Oleh: Reza Indragiri Amriel
Konsultan, Lentera Anak Foundation
TRIBUNNERS - Di Bali, polisi membongkar dokter gigi gadungan yang melakukan praktik aborsi terhadap ribuan janin.
Menyusul, di Jakarta Timur, praktik jahat serupa baru saja terungkap.
Sayangnya, kasus aborsi sekaligus memperlihatkan wajah diskriminatif hukum positif kita.
Ketika anak yang telah dilahirkan dijadikan sebagai sasaran kekerasan sehingga meninggal dunia, pelaku diancam pidana maksimal 15 tahun.
Tapi terhadap anak yang dibunuh sebelum dilahirkan, berarti aborsi, hukuman maksimal bagi pelaku cuma 10 tahun. Seolah anak yang belum dilahirkan punya kasta lebih rendah.
Padahal, dipastikan tidak ada satu pasal pun dalam UU Perlindungan Anak yang membeda-bedakan antara anak yang belum dan anak yang sudah dilahirkan.
Satu hal lagi, ketika predator seksual memangsa beberapa anak, si pelaku bisa dijatuhi hukuman seumur hidup atau pun hukuman mati.
Tapi pelaku yang mengaborsi banyak anak, hukumannya tetap maksimal 10 tahun.
Sudah saatnya polisi melakukan terobosan hukum.
Pelaku aborsi tidak mungkin berpikir sekonyong-konyong ingin mengaborsi.
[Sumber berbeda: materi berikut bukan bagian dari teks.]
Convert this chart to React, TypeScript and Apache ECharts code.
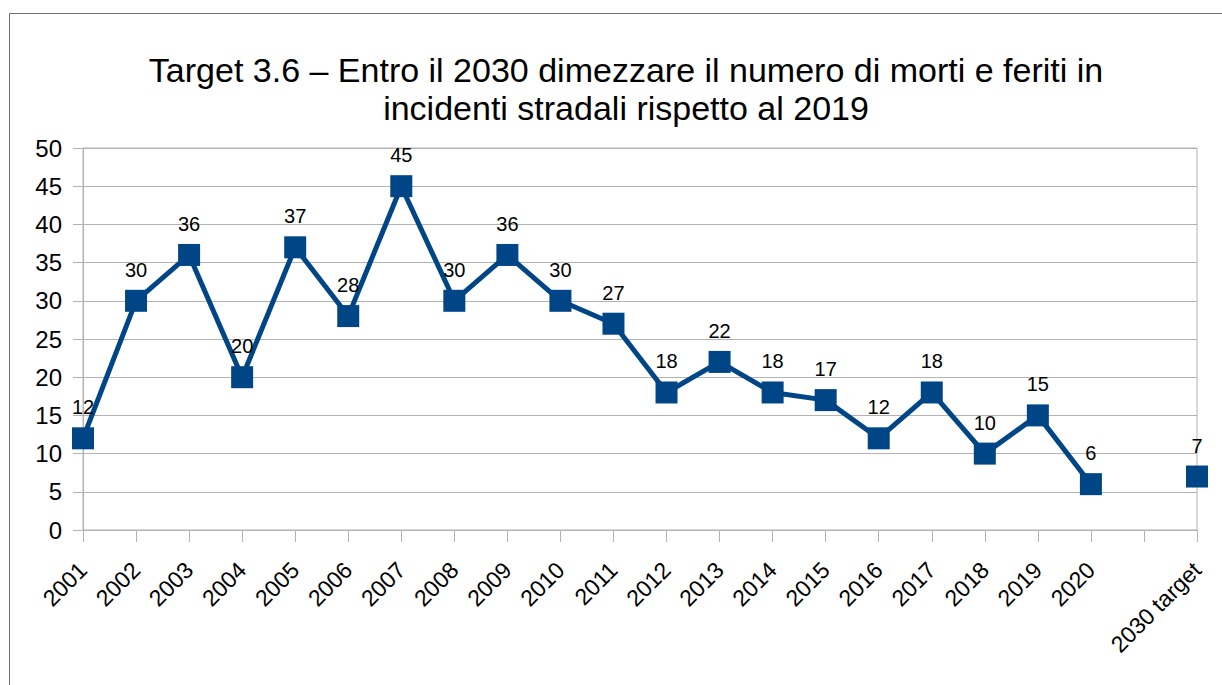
import React, { useEffect, useRef } from "react";
import * as echarts from "echarts";

const categories = [
  "2001", "2002", "2003", "2004", "2005", "2006", "2007", "2008", "2009", "2010",
  "2011", "2012", "2013", "2014", "2015", "2016", "2017", "2018", "2019", "2020",
  "", "2030 target",
];
const values: (number | null)[] = [
  12, 30, 36, 20, 37, 28, 45, 30, 36, 30,
  27, 18, 22, 18, 17, 12, 18, 10, 15, 6,
  null, 7,
];
const titleText =
  "Target 3.6 – Entro il 2030 dimezzare il numero di morti e feriti in\nincidenti stradali rispetto al 2019";

const FONT = "Liberation Sans, Arial, sans-serif";

export default function App() {
  const ref = useRef<HTMLDivElement>(null);
  useEffect(() => {
    if (!ref.current) return;
    const chart = echarts.init(ref.current, null, { renderer: "svg" });
    chart.setOption({
      animation: false,
      backgroundColor: "#ffffff",
      textStyle: { fontFamily: FONT },
      title: {
        text: titleText,
        left: 621,
        top: 46,
        textAlign: "center",
        textStyle: {
          fontFamily: FONT,
          fontSize: 34,
          fontWeight: "normal",
          color: "#000000",
          lineHeight: 38,
        },
      },
      graphic: [
        {
          type: "rect",
          shape: { x: 9.5, y: 13.5, width: 1250, height: 700 },
          style: { fill: "none", stroke: "#6e6e6e", lineWidth: 1 },
          silent: true,
        },
      ],
      grid: {
        left: 83,
        right: 25,
        top: 148,
        bottom: 155,
        show: true,
        borderColor: "#b3b3b3",
        borderWidth: 1,
        backgroundColor: "transparent",
      },
      xAxis: {
        type: "category",
        data: categories,
        boundaryGap: false,
        axisLine: { show: true, lineStyle: { color: "#b3b3b3", width: 1 } },
        axisTick: { show: true, length: 12, interval: 0, lineStyle: { color: "#b3b3b3" } },
        axisLabel: {
          interval: 0,
          rotate: 45,
          margin: 36,
          fontSize: 23,
          color: "#000000",
          fontFamily: FONT,
        },
        splitLine: { show: false },
      },
      yAxis: {
        type: "value",
        min: 0,
        max: 50,
        interval: 5,
        axisLine: { show: true, lineStyle: { color: "#b3b3b3", width: 1 } },
        axisTick: { show: true, length: 10, lineStyle: { color: "#b3b3b3" } },
        axisLabel: {
          margin: 21,
          fontSize: 24,
          color: "#000000",
          fontFamily: FONT,
        },
        splitLine: { show: true, lineStyle: { color: "#b3b3b3", width: 1 } },
      },
      series: [
        {
          type: "line",
          data: values,
          connectNulls: false,
          symbol: "rect",
          symbolSize: 22,
          lineStyle: { color: "#004586", width: 5 },
          itemStyle: { color: "#004586" },
          label: {
            show: true,
            position: "top",
            distance: 10,
            fontSize: 20,
            color: "#000000",
            fontFamily: FONT,
          },
        },
      ],
    });
    return () => chart.dispose();
  }, []);
  return (
    <div
      ref={ref}
      style={{ position: "fixed", left: 0, top: 0, width: 1222, height: 685 }}
    />
  );
}
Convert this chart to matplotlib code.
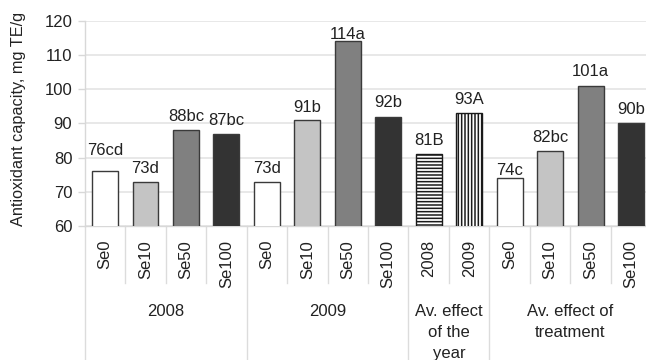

Proses berpikir mereka pasti seperti pelaku kejahatan berencana.
Targetnya sudah ditentukan, insentif atau manfaatnya sudah ditimbang-timbang, sumber dayanya sudah dipilih, dan risikonya pun sudah diantisipasi.
Jadi, apa susahnya bagi polisi untuk men-juncto-kan pasal aborsi dengan pasal pembunuhan berencana.